Pembangunan hanya mengutamakan pertumbuhan ekonomi saja tanpa diimbangi kehidupan politik, sosial, dan ekonomi. Pembangunan nasional sangat lemah dan terjadi krisis yang menimbulkan kekacauan disegala bidang kehidupan terutama ekonomi.
4. Masa Reformasi (1998-sekarang)
Pada masa kepemimpinan BJ. Habibie belum melakukan manuver-manuver yang cukup tajam dalam bidang ekonomi, karena kebijakannya diutamakan untuk mengendalikan stabilitas politik.
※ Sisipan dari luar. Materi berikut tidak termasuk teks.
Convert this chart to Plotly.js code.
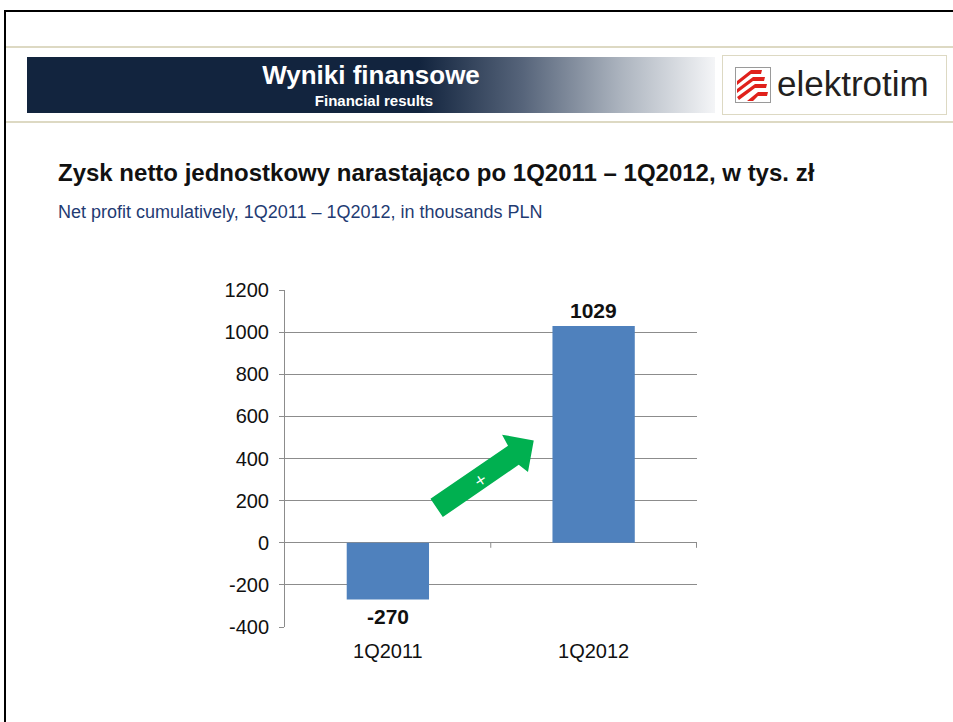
<!DOCTYPE html>
<html>
<head>
<meta charset="utf-8">
<script src="https://cdn.plot.ly/plotly-3.0.1.min.js"></script>
<style>
  html, body { margin:0; padding:0; background:#fff; }
  body { width:953px; height:722px; position:relative; overflow:hidden; font-family:"Liberation Sans", Arial, sans-serif; }
  .abs { position:absolute; white-space:nowrap; }
  #frameTop { left:4px; top:10px; width:949px; height:2px; background:#000; }
  #frameLeft { left:4px; top:10px; width:2px; height:712px; background:#000; }
  .tan { left:6px; width:947px; height:2px; background:#ddd9c3; }
  #band { left:27px; top:57px; width:688px; height:56px;
          background:linear-gradient(to right, #12243e 0%, #12243e 57%, #56647a 72%, #aab2bd 86%, #f4f5f7 100%); }
  #bandT1 { left:27px; top:60px; width:688px; text-align:center; color:#fff; font-weight:bold; font-size:26px; }
  #bandT2 { left:27px; top:92px; width:688px; text-align:center; color:#fff; font-weight:bold; font-size:15px; padding-left:6px; box-sizing:border-box; }
  #logo { left:722px; top:55px; width:225px; height:60px; border:1px solid #ddd9c3; box-sizing:border-box; background:#fff; }
  #logoText { left:777px; top:64px; font-size:35px; color:#231f20; }
  #title { left:58px; top:159px; font-weight:bold; font-size:24px; color:#111; }
  #subtitle { left:58px; top:202px; font-size:18px; color:#1f3b73; }
  #chart { left:200px; top:270px; width:520px; height:420px; }
</style>
</head>
<body>
<div class="abs" id="frameTop"></div>
<div class="abs" id="frameLeft"></div>
<div class="abs tan" style="top:46px"></div>
<div class="abs tan" style="top:121px"></div>
<div class="abs" id="band"></div>
<div class="abs" id="bandT1">Wyniki finansowe</div>
<div class="abs" id="bandT2">Financial results</div>
<div class="abs" id="logo"></div>
<svg class="abs" style="left:735px;top:67px" width="36" height="36" viewBox="0 0 36 36">
  <rect x="0.5" y="0.5" width="35" height="35" fill="#fff" stroke="#9a9a9a"/>
  <g fill="#e0201b">
    <polygon points="2,14 16,3 27,3 26,7 16,7 2,18"/>
    <polygon points="2,22 18,10 30,10 29,14 18,14 2,26"/>
    <polygon points="2,30 20,17 32,17 31,21 20,21 4,33"/>
    <polygon points="12,34 23,25 33,25 32,29 23,29 18,34"/>
  </g>
</svg>
<div class="abs" id="logoText">elektrotim</div>
<div class="abs" id="title">Zysk netto jednostkowy narastająco po 1Q2011 – 1Q2012, w tys. zł</div>
<div class="abs" id="subtitle">Net profit cumulatively, 1Q2011 – 1Q2012, in thousands PLN</div>
<div class="abs" id="chart"></div>
<script>
const categories = ["1Q2011", "1Q2012"];
const values = [-270, 1029];
const labels = ["-270", "1029"];
const yTicks = [-400, -200, 0, 200, 400, 600, 800, 1000, 1200];

const font = "Liberation Sans, Arial, sans-serif";

const trace = {
  type: "bar",
  x: categories,
  y: values,
  marker: { color: "#4f81bd" },
  width: 0.4,
  hoverinfo: "skip"
};

const annotations = categories.map((c, i) => ({
  x: c, y: values[i], text: "<b>" + labels[i] + "</b>",
  showarrow: false, xref: "x", yref: "y",
  yanchor: values[i] >= 0 ? "bottom" : "top",
  yshift: values[i] >= 0 ? 2 : -3,
  font: { family: font, size: 21, color: "#111" }
}));
annotations.push({
  x: 0.45, y: 299, xref: "x", yref: "y", text: "+", showarrow: false,
  textangle: -34, font: { family: "DejaVu Sans, sans-serif", size: 15, color: "#fff" }
});

const layout = {
  width: 520, height: 420,
  margin: { l: 85, r: 23, t: 20, b: 63 },
  paper_bgcolor: "rgba(0,0,0,0)",
  plot_bgcolor: "rgba(0,0,0,0)",
  showlegend: false,
  xaxis: {
    type: "category",
    tickfont: { family: font, size: 20, color: "#111" },
    showgrid: false, showline: false, ticks: "",
    ticklabelstandoff: 10,
    fixedrange: true
  },
  yaxis: {
    range: [-400, 1200],
    tickvals: yTicks,
    ticktext: yTicks.map(String),
    tickfont: { family: font, size: 20, color: "#111" },
    showgrid: true, gridcolor: "#8c8c8c", gridwidth: 1,
    zeroline: true, zerolinecolor: "#8c8c8c", zerolinewidth: 1,
    showline: true, linecolor: "#8c8c8c", linewidth: 1,
    ticks: "outside", ticklen: 5, tickcolor: "#8c8c8c",
    ticklabelstandoff: 6,
    fixedrange: true
  },
  shapes: [
    { type: "line", xref: "x", yref: "y", x0: 0.5, x1: 0.5, y0: 0, y1: -24, line: { color: "#8c8c8c", width: 1 } },
    { type: "line", xref: "x", yref: "y", x0: 1.5, x1: 1.5, y0: 0, y1: -24, line: { color: "#8c8c8c", width: 1 } },
    { type: "path", xref: "x", yref: "y", layer: "above",
      path: "M 0.207 209 L 0.267 122 L 0.636 370 L 0.681 336 L 0.709 486 L 0.555 513 L 0.584 461 Z",
      fillcolor: "#00b050", line: { width: 0 } }
  ],
  annotations: annotations
};

Plotly.newPlot("chart", [trace], layout, { displayModeBar: false, staticPlot: true });
</script>
</body>
</html>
Pada masa kepemimpinan Abdurrahman Wahid pun belum bisa menyelamatkan negara dari keterpurukan dalam bidang ekonomi. Padahal, ada berbagai persoalan ekonomi yang diwariskan orde baru harus dihadapi. Akhirnya, presiden terlibat skandal Bruneigate yang menjatuhkan kredibilitasnya di mata masyarakat dan kedudukannya digantikan oleh presiden Megawati.
Pada masa kepemimpinan Megawati Soekarnoputri sudah ada realisasi berdirinya KPK tapi belum ada pelaksanaan realisasi tersebut.
Pada masa kepemimpinan Susilo Bambang Yudhoyono, kebijakannya yang pertama adalah mengurangi subsidi BBM, kebijakannya yang kedua yaitu pembagian BLT untuk masyarakat miskin. Namun kenyataannya banyak masyarakat miskin yang tidak mendapatkannya karena pembagian yang tidak merata. Kebijakan selanjutnya untuk meningkatkan pendapatan perkapita adalah mengandalkan pembangunan infrastruktur massal untuk mendorong pertumbuhan ekonomi. Dan pada pertengahan bulan Oktober 2006, Indonesia melunasi sisa utang pada IMFsebesar 3,2 miliar dolar AS.